Giuseppe Lupo si conferma un narratore speciale, uno che romanza la verità in maniera sublime. Ci racconta come abbiamo scollinato la vetta tra il XX ed il XXI secolo e l’incedere dell’umanità nei primi vent’anni, inframmezzati dall’emblematico spartiacque segnato da due Boeing che trafiggono le Torri Gemelle causandone l’implosione e la morte di migliaia di cittadini.
La storia è quella di un’amicizia che nasce nei corridoi di un pensionato Universitario, tra giovani provenienti da più parti dell’Italia. Un gruppo che non smarrisce la strada e ce la fa a non farsi confondere dalle sirene dell’opulenza della Milano da bere. Illuminata e frastornata dai cartelloni giganteschi di Ramazzotti, Roberta o dei neon psichedelici di Night e Discoteche.

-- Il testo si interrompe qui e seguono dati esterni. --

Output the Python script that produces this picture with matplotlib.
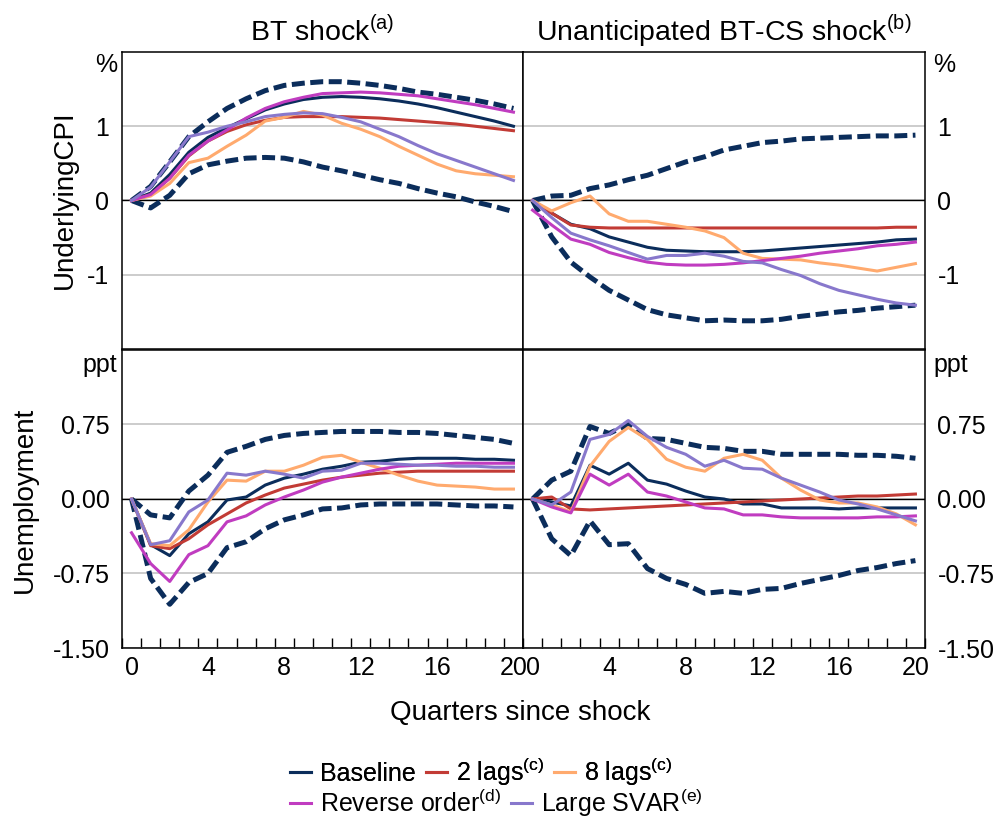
# ============================================================
# Impulse responses: BT shock vs unanticipated BT-CS shock
# Underlying CPI (%) and unemployment (ppt), robustness checks
# ============================================================

import matplotlib
matplotlib.use("Agg")
import matplotlib.pyplot as plt
import numpy as np

plt.rcParams["font.family"] = ["Liberation Sans", "DejaVu Sans"]
plt.rcParams["mathtext.fontset"] = "custom"
plt.rcParams["mathtext.rm"] = "Liberation Sans"

quarters = np.arange(21)

# ------------------------------------------------------------
# DATA
# ------------------------------------------------------------
# Top-left: underlying CPI, BT shock
cpi_bt_base  = [0, 0.10, 0.35, 0.65, 0.85, 0.98, 1.10, 1.22, 1.30, 1.36, 1.39, 1.40, 1.39, 1.37, 1.34, 1.30, 1.25, 1.19, 1.13, 1.07, 1.00]
cpi_bt_lag2  = [0, 0.08, 0.30, 0.60, 0.80, 0.93, 1.02, 1.08, 1.12, 1.13, 1.13, 1.13, 1.12, 1.11, 1.09, 1.07, 1.05, 1.03, 1.00, 0.97, 0.94]
cpi_bt_lag8  = [0, 0.06, 0.23, 0.51, 0.57, 0.73, 0.88, 1.07, 1.12, 1.20, 1.15, 1.04, 0.96, 0.86, 0.73, 0.61, 0.49, 0.40, 0.36, 0.34, 0.32]
cpi_bt_rev   = [0, 0.08, 0.30, 0.61, 0.80, 0.95, 1.11, 1.24, 1.33, 1.39, 1.44, 1.45, 1.46, 1.45, 1.43, 1.41, 1.37, 1.33, 1.29, 1.24, 1.19]
cpi_bt_large = [0, 0.18, 0.52, 0.86, 0.92, 1.00, 1.06, 1.13, 1.16, 1.18, 1.17, 1.12, 1.06, 0.96, 0.86, 0.74, 0.63, 0.54, 0.45, 0.36, 0.27]
cpi_bt_hi    = [0, 0.19, 0.52, 0.86, 1.06, 1.24, 1.37, 1.48, 1.55, 1.58, 1.60, 1.60, 1.58, 1.55, 1.51, 1.46, 1.43, 1.39, 1.35, 1.30, 1.24]
cpi_bt_lo    = [0, -0.10, 0.07, 0.36, 0.48, 0.53, 0.57, 0.58, 0.57, 0.52, 0.45, 0.40, 0.34, 0.28, 0.23, 0.16, 0.10, 0.05, -0.02, -0.08, -0.15]

# Top-right: underlying CPI, unanticipated BT-CS shock
cpi_cs_base  = [0, -0.17, -0.32, -0.38, -0.49, -0.56, -0.63, -0.67, -0.68, -0.69, -0.69, -0.69, -0.68, -0.66, -0.64, -0.62, -0.60, -0.58, -0.56, -0.53, -0.52]
cpi_cs_lag2  = [0, -0.17, -0.33, -0.36, -0.37, -0.37, -0.37, -0.37, -0.37, -0.37, -0.37, -0.37, -0.37, -0.37, -0.37, -0.37, -0.37, -0.37, -0.37, -0.36, -0.36]
cpi_cs_lag8  = [0, -0.14, -0.03, 0.06, -0.18, -0.28, -0.28, -0.32, -0.36, -0.41, -0.50, -0.71, -0.78, -0.79, -0.80, -0.84, -0.87, -0.91, -0.95, -0.90, -0.85]
cpi_cs_rev   = [-0.13, -0.33, -0.52, -0.59, -0.70, -0.77, -0.83, -0.86, -0.87, -0.87, -0.86, -0.84, -0.81, -0.78, -0.75, -0.71, -0.68, -0.65, -0.61, -0.59, -0.56]
cpi_cs_large = [0, -0.23, -0.44, -0.53, -0.61, -0.70, -0.79, -0.74, -0.74, -0.71, -0.75, -0.82, -0.84, -0.93, -1.01, -1.12, -1.21, -1.27, -1.33, -1.38, -1.41]
cpi_cs_hi    = [0, 0.06, 0.07, 0.16, 0.21, 0.28, 0.34, 0.43, 0.52, 0.59, 0.68, 0.73, 0.78, 0.80, 0.83, 0.84, 0.85, 0.86, 0.87, 0.87, 0.88]
cpi_cs_lo    = [0, -0.49, -0.83, -1.03, -1.21, -1.34, -1.47, -1.54, -1.58, -1.62, -1.61, -1.62, -1.62, -1.60, -1.56, -1.53, -1.50, -1.48, -1.45, -1.43, -1.41]

# Bottom-left: unemployment, BT shock
ur_bt_base  = [0, -0.46, -0.57, -0.35, -0.23, -0.01, 0.02, 0.14, 0.21, 0.25, 0.30, 0.33, 0.37, 0.38, 0.40, 0.41, 0.41, 0.41, 0.40, 0.40, 0.39]
ur_bt_lag2  = [0, -0.47, -0.50, -0.40, -0.26, -0.15, -0.04, 0.04, 0.11, 0.15, 0.19, 0.22, 0.24, 0.26, 0.27, 0.28, 0.28, 0.28, 0.28, 0.28, 0.28]
ur_bt_lag8  = [0, -0.45, -0.47, -0.31, -0.03, 0.19, 0.18, 0.28, 0.28, 0.34, 0.42, 0.44, 0.37, 0.31, 0.24, 0.18, 0.14, 0.13, 0.12, 0.10, 0.10]
ur_bt_rev   = [-0.34, -0.65, -0.83, -0.56, -0.47, -0.23, -0.17, -0.06, 0.02, 0.09, 0.17, 0.22, 0.26, 0.30, 0.33, 0.34, 0.35, 0.36, 0.36, 0.36, 0.36]
ur_bt_large = [0, -0.46, -0.42, -0.13, -0.01, 0.26, 0.24, 0.28, 0.25, 0.21, 0.28, 0.29, 0.36, 0.36, 0.35, 0.34, 0.34, 0.33, 0.33, 0.32, 0.32]
ur_bt_hi    = [0, -0.16, -0.19, 0.08, 0.24, 0.47, 0.53, 0.60, 0.64, 0.66, 0.67, 0.68, 0.68, 0.68, 0.67, 0.67, 0.66, 0.64, 0.62, 0.60, 0.56]
ur_bt_lo    = [0, -0.80, -1.06, -0.84, -0.75, -0.49, -0.43, -0.30, -0.21, -0.16, -0.10, -0.09, -0.06, -0.05, -0.05, -0.05, -0.05, -0.06, -0.07, -0.07, -0.08]

# Bottom-right: unemployment, unanticipated BT-CS shock
ur_cs_base  = [0, -0.03, -0.07, 0.34, 0.25, 0.36, 0.19, 0.15, 0.08, 0.02, 0.00, -0.05, -0.05, -0.09, -0.09, -0.09, -0.10, -0.09, -0.09, -0.09, -0.09]
ur_cs_lag2  = [0, 0.02, -0.10, -0.11, -0.10, -0.09, -0.08, -0.07, -0.06, -0.05, -0.04, -0.03, -0.02, -0.01, 0.00, 0.01, 0.02, 0.03, 0.03, 0.04, 0.05]
ur_cs_lag8  = [0, -0.06, -0.13, 0.33, 0.58, 0.72, 0.60, 0.40, 0.32, 0.28, 0.41, 0.45, 0.39, 0.21, 0.09, -0.01, -0.04, -0.04, -0.08, -0.15, -0.26]
ur_cs_rev   = [0, -0.08, -0.14, 0.25, 0.14, 0.25, 0.07, 0.03, -0.03, -0.09, -0.10, -0.16, -0.16, -0.18, -0.19, -0.19, -0.19, -0.19, -0.18, -0.18, -0.17]
ur_cs_large = [0, -0.06, 0.07, 0.60, 0.65, 0.79, 0.63, 0.52, 0.45, 0.33, 0.39, 0.31, 0.30, 0.21, 0.14, 0.07, -0.01, -0.05, -0.10, -0.16, -0.22]
ur_cs_hi    = [0, 0.19, 0.28, 0.73, 0.66, 0.75, 0.61, 0.60, 0.56, 0.52, 0.51, 0.48, 0.48, 0.45, 0.45, 0.45, 0.45, 0.44, 0.44, 0.43, 0.41]
ur_cs_lo    = [0, -0.40, -0.57, -0.22, -0.46, -0.45, -0.70, -0.80, -0.86, -0.95, -0.93, -0.95, -0.91, -0.90, -0.85, -0.81, -0.77, -0.72, -0.69, -0.65, -0.62]

series_names = ["Baseline", r"2 lags$^{\mathrm{(c)}}$", r"8 lags$^{\mathrm{(c)}}$",
                r"Reverse order$^{\mathrm{(d)}}$", r"Large SVAR$^{\mathrm{(e)}}$"]
series_colors = ["#0B2D5B", "#C23B35", "#FFAA6E", "#C03CC0", "#8878CC"]

cpi_ticks = [-1, 0, 1]
ur_ticks  = [-1.5, -0.75, 0, 0.75]
x_ticks   = [0, 4, 8, 12, 16, 20]

FS = 18

# ------------------------------------------------------------
# FIGURE + AXES
# ------------------------------------------------------------
fig = plt.figure(figsize=(10.04, 8.21), dpi=100)
W, H = 1004, 821

def px_axes(x0, y0, x1, y1):
    return fig.add_axes([x0 / W, 1 - y1 / H, (x1 - x0) / W, (y1 - y0) / H])

ax_tl = px_axes(122, 52, 523, 349)
ax_tr = px_axes(523, 52, 925, 349)
ax_bl = px_axes(122, 350, 523, 648)
ax_br = px_axes(523, 350, 925, 648)

panels = [
    (ax_tl, [cpi_bt_base, cpi_bt_lag2, cpi_bt_lag8, cpi_bt_rev, cpi_bt_large], cpi_bt_hi, cpi_bt_lo),
    (ax_tr, [cpi_cs_base, cpi_cs_lag2, cpi_cs_lag8, cpi_cs_rev, cpi_cs_large], cpi_cs_hi, cpi_cs_lo),
    (ax_bl, [ur_bt_base, ur_bt_lag2, ur_bt_lag8, ur_bt_rev, ur_bt_large], ur_bt_hi, ur_bt_lo),
    (ax_br, [ur_cs_base, ur_cs_lag2, ur_cs_lag8, ur_cs_rev, ur_cs_large], ur_cs_hi, ur_cs_lo),
]

handles = []
for ax, lines, hi, lo in panels:
    ax.axhline(0, color="black", lw=1.0, zorder=2)
    for band in (hi, lo):
        ax.plot(quarters, band, color="#0B2D5B", lw=3.6, dashes=(2.6, 1.1),
                dash_capstyle="butt", zorder=3)
    hs = []
    for vals, col, name in zip(lines, series_colors, series_names):
        h, = ax.plot(quarters, vals, color=col, lw=2.2, label=name, zorder=4)
        hs.append(h)
    if not handles:
        handles = hs
    ax.set_xlim(-0.5, 20.5)
    for s in ax.spines.values():
        s.set_linewidth(1.1)
        s.set_color("black")

# y axes
for ax in (ax_tl, ax_tr):
    ax.set_ylim(-2, 2)
    ax.set_yticks(cpi_ticks)
    ax.set_yticklabels([str(t) for t in cpi_ticks])
for ax in (ax_bl, ax_br):
    ax.set_ylim(-1.5, 1.5)
    ax.set_yticks(ur_ticks)
    ax.set_yticklabels([f"{t:.2f}" for t in ur_ticks])

for ax in (ax_tl, ax_tr, ax_bl, ax_br):
    ax.set_axisbelow(True)
    ax.grid(axis="y", color="#C4C4C4", lw=1.2)
    ax.tick_params(axis="y", length=0, labelsize=FS, pad=9)

for ax in (ax_tr, ax_br):
    ax.yaxis.tick_right()

# x axes
for ax in (ax_tl, ax_tr):
    ax.set_xticks([])
for ax in (ax_bl, ax_br):
    ax.set_xticks(x_ticks)
    ax.set_xticklabels([str(t) for t in x_ticks])
    ax.set_xticks(np.arange(-0.5, 21, 1), minor=True)
    ax.tick_params(axis="x", which="major", length=0, labelsize=FS, pad=6)
    ax.tick_params(axis="x", which="minor", direction="in", length=7, width=1.0)

# units
ax_tl.text(-0.012, 0.955, "%", transform=ax_tl.transAxes, ha="right", va="center", fontsize=FS)
ax_tr.text(1.02, 0.955, "%", transform=ax_tr.transAxes, ha="left", va="center", fontsize=FS)
ax_bl.text(-0.012, 0.95, "ppt", transform=ax_bl.transAxes, ha="right", va="center", fontsize=FS)
ax_br.text(1.02, 0.95, "ppt", transform=ax_br.transAxes, ha="left", va="center", fontsize=FS)

# titles and labels
ax_tl.set_title(r"BT shock$^{\mathrm{(a)}}$", fontsize=20.5, pad=8)
ax_tr.set_title(r"Unanticipated BT-CS shock$^{\mathrm{(b)}}$", fontsize=20.5, pad=8)
fig.text(65 / W, 1 - 200 / H, "UnderlyingCPI", rotation=90, ha="center", va="center", fontsize=20)
fig.text(25 / W, 1 - 500 / H, "Unemployment", rotation=90, ha="center", va="center", fontsize=20)
fig.text(520 / W, 1 - 713 / H, "Quarters since shock", ha="center", va="center", fontsize=20)

# ------------------------------------------------------------
# LEGEND (two left-aligned rows)
# ------------------------------------------------------------
leg_kw = dict(frameon=False, fontsize=FS, handlelength=0.85, handletextpad=0.35,
              columnspacing=0.4, borderpad=0, borderaxespad=0, loc="center left")
leg1 = fig.legend(handles[:3], series_names[:3], ncol=3,
                  bbox_to_anchor=(290 / W, 1 - 772 / H), **leg_kw)
fig.add_artist(leg1)
fig.legend(handles[3:], series_names[3:], ncol=2,
           bbox_to_anchor=(290 / W, 1 - 803 / H), **leg_kw)

plt.savefig("out.png", dpi=100)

TABACCO CLAN è la storia di giovanotti scanzonati e perbene, che affrontano le fatiche Universitarie inframmezzate da storie fatte di sogni di una vincita al Totocalcio o della conquista del cuore di una ragazza carina o, anche, del rischio di conciarsi ovvero farsi prendere dalla vocazione religiosa.
La storia si dipana con andamento sinusoidale tra ciò che è stato il gruppo di giovani del “TABACCO CLAN” e ciò che succede in un lussuoso Hotel sul lago Maggiore in attesa di una coppia di sposi che non arriva, a tal punto da celebrare le intenzioni delle Nozze e non le nozze stesse. Una scusa per riunire un gruppo di uomini, professionisti maturi che si interrogano sul loro passato e di ciò che sono nel presente per rappresentare il futuro dei propri figli. Al pari di ciò che furono i loro padri che ricostruirono l’Italia con quello che fu definito il periodo del boom economico.
Giuseppe Lupo, ci ha raccontato l’Italia del Boom, con “Gli anni del nostro incanto”, partendo da Milano, vista da un meridionale che portava la tuta del metalmeccanico della fabbrica Lambretta e che godeva di quel benessere che gli consentiva di avere un’automobile tutta sua, la Fiat 500, con la quale scendeva al suo paese d’origine quando le fabbriche, d’estate, chiudevano. In una sorta di viaggio all’indietro, verso le radici, dove tuttavia, pur dovendole abbandonare per sottrarsi alla quasi certa vita grama di un meridione ancora al pari della tartaruga al confronto con Achille, stavano i suoi ricordi e la necessità di poter mostrare d’avercela fatta.
Così come ci ha raccontato l’altro viaggio, con “Breve storia del mio silenzio”, con un altro verso di lettura rispetto al precedente; facendoci osservare l’Italia che camminava verso la ripresa. Senza cambiare alcunché rispetto alla bellezza di immergersi in un viaggio dei nostri anni e rivedere come eravamo e come avremmo potuto essere noi che siamo rimasti e quanti hanno realizzato i propri sogni andando all’alta Italia.
Giuseppe Lupo con “TABACCO CLAN” ci racconta la Milano da bere e la storia di un gruppo di amici che resiste sia alla metropoli tentatrice, sia ai terremoti giudiziari che diedero la stura al vaso di pandora al punto da cambiare l’Italia facendo addirittura pensare ad un’implosione sociale; amici che resistono anche al vento della lontananza, come cantava Modugno. Il CLAN ha resistito, tenendo a bada “l’erba della dimenticanza che seguitava a crescere nel campo della lontananza”, e si è ritrovato finalmente tutt’uno a giocare la partitella di pallone come ai vecchi tempi.
Ancora una volta il filo che mette ordine cronologico nel racconto è la cronaca e la musica di quegli anni. Un modo per raccontarci il nostro Paese, attraverso protagonisti che lo compongono con il loro fare ed il loro progredire; una storia inventata dal vero, dove la voce narrante, ne sono certo, è sì un piccolo chimico, ma che si occupa dei bilanciamenti delle parole e delle composizioni e della mescolanza tra elementi diversi della lingua. È un invito a riflettere, su ciò che siamo e ad interrogarci se abbiamo fatto tutto ciò che c’era da fare per consegnare ai nostri figli un mondo migliore.
Non so se sia un caso o una leggerezza inutile da raccontare, ma mentre scrivo, la radio trasmette, in una sequenza mixata, Max Pezzali con “E tutto va”, “Gli anni” e “Terra promessa” di Ramazzotti; brani molto distanti da quelli interpretati da Nat Barea, pianista del Grand Hotel Verbano sul lago maggiore, ma i testi, ascoltati a valle della lettura di TABACCO CLAN mi creano comunque una certa commozione.